Since its beginnings in the 1960’s, with Dr. Aaron Beck, founder of cognitive behavioral therapy, this method has become the industry standard for the treatment of many disorders. But, many potential therapy clients may wonder, “Will it work for me?”
CBT was originally developed to help depressed clients, as depression is reinforced by negative thinking patterns that become pervasive and self-perpetuating. For example, an individual thinks, “I don’t want to face the day today. It’s going to be rough, as usual.”
Then, with this negative thought to start out the day, and carried through the day, the individual tends to look for evidence to support the theory that it is a rough day. The positive things that do happen get a negative spin put on them, or negated as a fluke.
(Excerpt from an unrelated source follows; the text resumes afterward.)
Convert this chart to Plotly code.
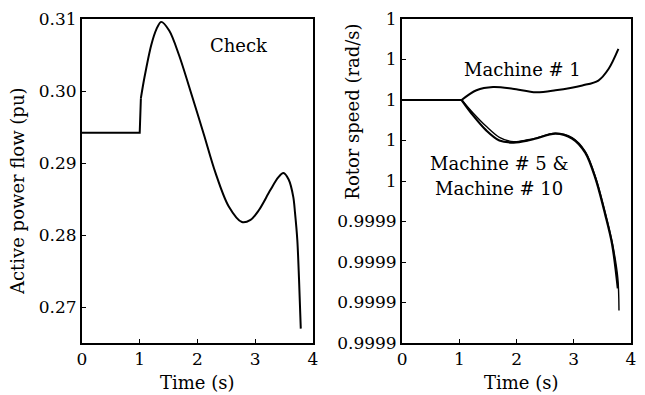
import plotly.graph_objects as go

# Active power flow on the checked line (left panel)
t_flow = [0, 1.0, 1.02, 1.08, 1.2, 1.29, 1.37, 1.51, 1.68, 1.91, 2.11, 2.31,
          2.54, 2.77, 2.92, 3.06, 3.26, 3.40, 3.49, 3.58, 3.66, 3.69, 3.73, 3.76, 3.79]
p_flow = [0.2942, 0.2942, 0.2990, 0.3018, 0.3064, 0.3086, 0.3096, 0.3084,
          0.3050, 0.2992, 0.2940, 0.2887, 0.2840, 0.2818, 0.2821, 0.2834, 0.2862,
          0.2880, 0.2886, 0.2877, 0.2853, 0.2831, 0.2793, 0.2738, 0.2670]

# Rotor speeds (right panel)
t_m1 = [0, 1.04, 1.30, 1.59, 1.93, 2.34, 2.68, 3.15, 3.43, 3.61, 3.78]
w_m1 = [1.0, 1.0, 1.0000024, 1.0000032, 1.0000028, 1.0000019, 1.0000024,
        1.0000036, 1.0000048, 1.0000077, 1.0000126]

t_m5 = [0, 1.04, 1.24, 1.47, 1.70, 1.95, 2.20, 2.34, 2.68, 2.97, 3.20,
        3.38, 3.55, 3.67, 3.77]
w_m5 = [1.0, 1.0, 0.9999962, 0.9999925, 0.9999900, 0.9999895, 0.9999900,
        0.9999905, 0.9999917, 0.9999905, 0.9999870, 0.9999806, 0.9999717,
        0.9999644, 0.9999535]

t_m10 = [0, 1.04, 1.24, 1.47, 1.70, 1.95, 2.20, 2.34, 2.68, 2.97, 3.20,
         3.38, 3.55, 3.67, 3.77, 3.79]
w_m10 = [1.0, 1.0, 0.9999968, 0.9999935, 0.9999908, 0.9999897, 0.9999902,
         0.9999906, 0.9999918, 0.9999907, 0.9999873, 0.9999810, 0.9999722,
         0.9999650, 0.9999560, 0.9999480]

x_ticks = [0, 1, 2, 3, 4]
flow_ticks = [0.27, 0.28, 0.29, 0.30, 0.31]
flow_ticktext = ["0.27", "0.28", "0.29", "0.30", "0.31"]
speed_ticks = [0.99994, 0.99995, 0.99996, 0.99997, 0.99998, 0.99999,
               1.00000, 1.00001, 1.00002]
speed_ticktext = ["0.9999", "0.9999", "0.9999", "0.9999", "1", "1", "1", "1", "1"]

SERIF = "DejaVu Serif"
ink = "black"

fig = go.Figure()


def add_curve(t, v, n_flat, width, xa, ya):
    # straight pre-disturbance part, then a smooth spline for the transient
    fig.add_trace(go.Scatter(x=t[:n_flat], y=v[:n_flat], mode="lines",
                             line=dict(color=ink, width=width), xaxis=xa, yaxis=ya,
                             showlegend=False, hoverinfo="skip"))
    fig.add_trace(go.Scatter(x=t[n_flat - 1:], y=v[n_flat - 1:], mode="lines",
                             line=dict(color=ink, width=width, shape="spline",
                                       smoothing=0.9),
                             xaxis=xa, yaxis=ya, showlegend=False))


add_curve(t_flow, p_flow, 3, 2, "x", "y")
add_curve(t_m1, w_m1, 2, 2, "x2", "y2")
add_curve(t_m5, w_m5, 2, 2.2, "x2", "y2")
add_curve(t_m10, w_m10, 2, 1.4, "x2", "y2")

axis_common = dict(showgrid=False, zeroline=False, showline=True, linecolor=ink,
                   linewidth=2, mirror=True, ticks="inside", ticklen=4,
                   tickcolor=ink, tickfont=dict(family=SERIF, size=17, color=ink))

L, R, T, B = 82, 9, 16, 52
W, H = 645, 395
pw = W - L - R
ph = H - T - B

fig.update_layout(
    width=W, height=H,
    margin=dict(l=L, r=R, t=T, b=B),
    paper_bgcolor="white", plot_bgcolor="white",
    xaxis=dict(domain=[0, (315 - L) / pw], range=[0, 4], tickvals=x_ticks,
               anchor="y", **axis_common),
    yaxis=dict(domain=[0, 1], range=[0.265, 0.31], tickvals=flow_ticks,
               ticktext=flow_ticktext, anchor="x", **axis_common),
    xaxis2=dict(domain=[(405 - L) / pw, 1], range=[0, 4], tickvals=x_ticks,
                anchor="y2", **axis_common),
    yaxis2=dict(domain=[0, 1], range=[0.99994, 1.00002], tickvals=speed_ticks,
                ticktext=speed_ticktext, anchor="x2", **axis_common),
)


def px_x(x):
    return (x - L) / pw


def px_y(y):
    return 1 - (y - T) / ph


label_font = dict(family=SERIF, size=18, color=ink)
notes = [
    dict(text="Time (s)", x=px_x(199), y=px_y(383), textangle=0),
    dict(text="Time (s)", x=px_x(526), y=px_y(383), textangle=0),
    dict(text="Active power flow (pu)", x=px_x(17), y=px_y(190), textangle=-90),
    dict(text="Rotor speed (rad/s)", x=px_x(355), y=px_y(110), textangle=-90),
    dict(text="Check", x=px_x(240), y=px_y(43), textangle=0),
    dict(text="Machine # 1", x=px_x(527), y=px_y(67), textangle=0),
    dict(text="Machine # 5 &", x=px_x(503), y=px_y(162), textangle=0),
    dict(text="Machine # 10", x=px_x(503), y=px_y(187), textangle=0),
]
for n in notes:
    fig.add_annotation(text=n["text"], x=n["x"], y=n["y"], xref="paper", yref="paper",
                       xanchor="center", yanchor="middle", showarrow=False,
                       textangle=n["textangle"], font=label_font)

fig.write_html("out.html")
Cognitive behavioral therapy helps to challenge these negative thought tracks, and is thus helpful for many different disorders. CBT is used for anger management, mood swings, eating problems (compulsive eating or eating disorders), and chronic pain (as negative thinking increases the sensation of pain).
Other common applications for CBT include chronic fatigue syndrome (which tends to be perpetuated by psychological factors), anxiety, panic attacks, phobias, obsessive-compulsive disorder, sleep disorders, post-traumatic stress disorder, and relationship issues.
Currently, CBT is being applied along with antipsychotic medications to help schizophrenic patients with hallucinations and delusions. The uses and applications are wide-ranging and CBT continues to hold its place as the most empirically validated method used worldwide, in the treatment of substance abuse and many mental health disorders.